Una
de las ventajas de leer un libro de memorias de un actor es que
podemos escuchar la voz del autor. Complicados mecanismos
neurológicos permiten que la acostumbrada lectura mental se
convierta en una retransmisión radiada en la que, en este caso, la
impresionante voz de Fernando Fernán Gómez se instala en nuestra
mente y transforma la lectura pasiva en algo así como la asistencia
a un fascinante monólogo en la que el protagonista nos cuenta, con
total intimidad, sus recuerdos más resplandecientes y un buen puñado
de anécdotas memorables.
Pero
El tiempo amarillo es una autobiografía muy peculiar. Si en la
primera parte Fernán Gómez más o menos se atiene a las
convenciones del género (aunque con libérrimos saltos temporales y
una estructura en la que no se sujeta a ningún principio superior a
su propio buen entender), en la segunda parte, cuando pasa a hablar
de su edad adulta, el pudor del autor le impide entrar en
determinados asuntos personales. Y eso por no hablar de la tercera y
última parte, más bien un diario en el que cabe un poco de todo, de
artículos propios y extraños a sueños esbozados.
Desde
luego, en una escuela de guiones la estructura de El tiempo amarillo
no pasaría la prueba. Poco importa, pues el lector agradece este
estilo caprichoso, como la memoria misma. En la primera mitad del
libro Fernán Gómez detalla su infancia (que, como asegura, no se
parece a ninguna otra) y junto al recuerdo cariñoso de su familia
podemos reconstruir el ambiente de los años que van de la dictadura
de Primo de Rivera al estallido de la Guerra Civil. En estos pasajes
el autor recupera la mirada sorprendida y necesitada de conocimiento
del niño con la visión retrospectiva y melancólica del adulto que
se enfrenta a estos tan luminosos como dolorosos recuerdos.
En
la segunda parte la narración se acelera y aunque abundan las
referencias y los detalles, el lector siempre quiere más. Con un
permanente punto de decepción, aunque sin ocultarse detrás de un
falso malditismo, Fernán Gómez hace repaso de una carrera que le
llevó a ser considerado el mejor actor de su generación y un muy
estimable director. Su trabajo en cine, teatro y otros medios fue tan
extenso que a la fuerza se quedan cosas fuera (es de lamentar que
apenas dedique espacio a Edgar Neville, por ejemplo), pero lo más
llamativo es su reticencia a hablar de cuestiones más personales.
Si
el prólogo de Luis Alegre (que, como siempre, se debe leer al final)

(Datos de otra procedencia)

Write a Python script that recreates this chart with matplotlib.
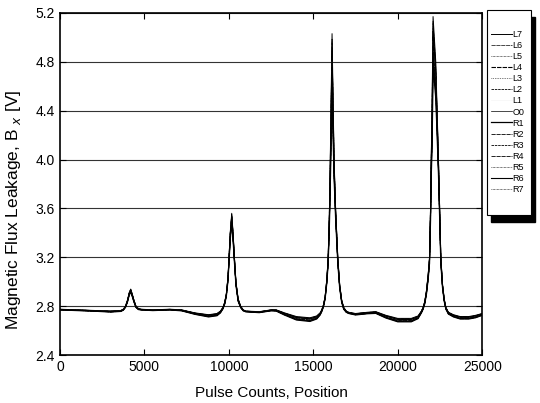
import matplotlib
matplotlib.use('Agg')
import matplotlib.pyplot as plt
from matplotlib.patches import Rectangle
import numpy as np

plt.rcParams['font.family'] = ['Liberation Sans', 'DejaVu Sans']

# common profile (pulse counts, volts)
pos = [0, 1000, 2000, 3000, 3600, 3750, 3880, 4000, 4100, 4190, 4280, 4380, 4500, 4650,
       4800, 5500, 6500, 7200, 8000, 8800, 9300, 9500, 9650, 9750, 9850, 9950, 10010,
       10080, 10170, 10250, 10330, 10420, 10550, 10700, 10850, 11000, 11800, 12500,
       12800, 13300, 14000, 14800, 15200, 15400, 15500, 15600, 15700, 15800, 15880,
       15950, 16000, 16050, 16110, 16170, 16230, 16320, 16450, 16560, 16680, 16800,
       16950, 17100, 17500, 18200, 18700, 19300, 20000, 20800, 21200, 21400, 21500,
       21600, 21700, 21800, 21880, 21940, 21980, 22030, 22060, 22090, 22250, 22330,
       22410, 22480, 22550, 22650, 22750, 22850, 23000, 23300, 23700, 24200, 24600,
       25000]
bx_top = [2.775, 2.77, 2.765, 2.76, 2.765, 2.775, 2.80, 2.85, 2.91, 2.94, 2.90, 2.85, 2.80, 2.78,
          2.775, 2.77, 2.775, 2.77, 2.745, 2.73, 2.74, 2.76, 2.79, 2.83, 2.90, 3.04, 3.2,
          3.4, 3.56, 3.4, 3.2, 3.0, 2.86, 2.80, 2.77, 2.76, 2.755, 2.77,
          2.77, 2.745, 2.715, 2.705, 2.72, 2.745, 2.77, 2.81, 2.88, 3.02, 3.2,
          3.55, 3.95, 4.45, 5.03, 4.5, 4.0, 3.6, 3.2, 2.98, 2.85, 2.79,
          2.76, 2.75, 2.74, 2.75, 2.755, 2.725, 2.70, 2.70, 2.72, 2.76, 2.79,
          2.84, 2.93, 3.06, 3.2, 3.6, 4.0, 4.4, 4.8, 5.17, 4.8, 4.4,
          4.0, 3.6, 3.2, 2.98, 2.86, 2.79, 2.75, 2.73, 2.715, 2.715, 2.725,
          2.74]
# how far the lowest curve sits below the top one at each position
spread = [0.006, 0.006, 0.006, 0.008, 0.008, 0.008, 0.01, 0.015, 0.02, 0.025, 0.02, 0.015, 0.01, 0.008,
          0.006, 0.006, 0.006, 0.008, 0.012, 0.018, 0.018, 0.015, 0.012, 0.015, 0.02, 0.03, 0.04,
          0.06, 0.08, 0.06, 0.04, 0.03, 0.02, 0.012, 0.008, 0.006, 0.008, 0.008,
          0.01, 0.018, 0.028, 0.03, 0.025, 0.018, 0.015, 0.015, 0.02, 0.03, 0.05,
          0.1, 0.2, 0.35, 0.45, 0.3, 0.15, 0.08, 0.05, 0.03, 0.02, 0.015,
          0.01, 0.01, 0.012, 0.012, 0.014, 0.022, 0.028, 0.028, 0.022, 0.015, 0.015,
          0.02, 0.03, 0.04, 0.05, 0.1, 0.15, 0.3, 0.4, 0.4, 0.3, 0.2,
          0.12, 0.08, 0.05, 0.03, 0.02, 0.015, 0.015, 0.018, 0.02, 0.02, 0.02,
          0.015]

labels = ['L7', 'L6', 'L5', 'L4', 'L3', 'L2', 'L1', 'O0',
          'R1', 'R2', 'R3', 'R4', 'R5', 'R6', 'R7']
depth = [0.0, 0.1, 0.25, 0.4, 0.55, 0.7, 0.5, 0.85,
         1.0, 0.9, 0.75, 0.6, 0.45, 0.3, 0.15]
styles = ['-', (0, (6, 1)), (0, (1, 1)), (0, (4, 1)), (0, (1, 1.5)), (0, (3, 1)), '-', '-',
          '-', (0, (5, 1)), (0, (3, 1)), (0, (5, 1)), (0, (1, 1)), '-', (0, (1, 1))]
widths = [0.7, 0.5, 0.5, 0.8, 0.5, 0.6, 0.5, 0.5,
          0.9, 0.6, 0.6, 0.6, 0.5, 0.8, 0.5]
colors = ['black'] * 6 + ['#f6f6f6'] + ['black'] * 8

pos = np.array(pos)
bx_top = np.array(bx_top)
spread = np.array(spread)

fig = plt.figure(figsize=(5.4, 4.03), dpi=100)
ax = fig.add_axes([0.111, 0.119, 0.782, 0.849])

for lab, d, ls, lw, c in zip(labels, depth, styles, widths, colors):
    ax.plot(pos, bx_top - spread * d, linestyle=ls, linewidth=lw, color=c, label=lab)

ax.set_xlim(0, 25000)
ax.set_ylim(2.4, 5.2)
ax.set_xticks([0, 5000, 10000, 15000, 20000, 25000])
ax.set_yticks([2.4, 2.8, 3.2, 3.6, 4.0, 4.4, 4.8, 5.2])
ax.set_yticklabels(['2.4', '2.8', '3.2', '3.6', '4.0', '4.4', '4.8', '5.2'])
ax.tick_params(direction='in', top=True, right=True, labelsize=10, length=4)
ax.yaxis.grid(True, color='#333333', linewidth=0.8)
for s in ax.spines.values():
    s.set_linewidth(1.2)

ax.set_xlabel('Pulse Counts, Position', fontsize=11, labelpad=9)
ax.set_ylabel('Magnetic Flux Leakage, B $_{x}$ [V]', fontsize=12.5)
ax.yaxis.set_label_coords(-0.088, 0.424)

# legend box with a solid black drop shadow, drawn in figure pixels
W, H = 540, 403
fig.patches.append(Rectangle((491 / W, 1 - 222 / H), 44 / W, 205 / H,
                             transform=fig.transFigure, facecolor='black',
                             edgecolor='black', zorder=1))
fig.patches.append(Rectangle((487 / W, 1 - 215 / H), 44 / W, 205 / H,
                             transform=fig.transFigure, facecolor='white',
                             edgecolor='black', linewidth=0.8, zorder=2))
leg = fig.legend(loc='upper left', bbox_to_anchor=(491 / W, 1 - 30 / H), fontsize=6.5,
                 frameon=False, handlelength=2.3, handletextpad=0.1,
                 labelspacing=0.23, borderpad=0, borderaxespad=0)
leg.set_zorder(3)

plt.savefig('out.png', dpi=100)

eleva el arte del name-dropping a una nueva categoría, hay que
admitir que el último acto de El tiempo amarillo, la ampliación que
Fernán Gómez escribió en 1998, no está a la altura del resto del
libro. La mayor parte la ocupa un diario de rodaje de Pesadilla para
un rico, que ciertamente no está entre sus trabajos más
destacables. Pero a estas alturas la compañía de Fernán Gómez se
ha convertido en tan familiar y amistosa que da un poco igual lo que
cuente, con oír su voz es suficiente.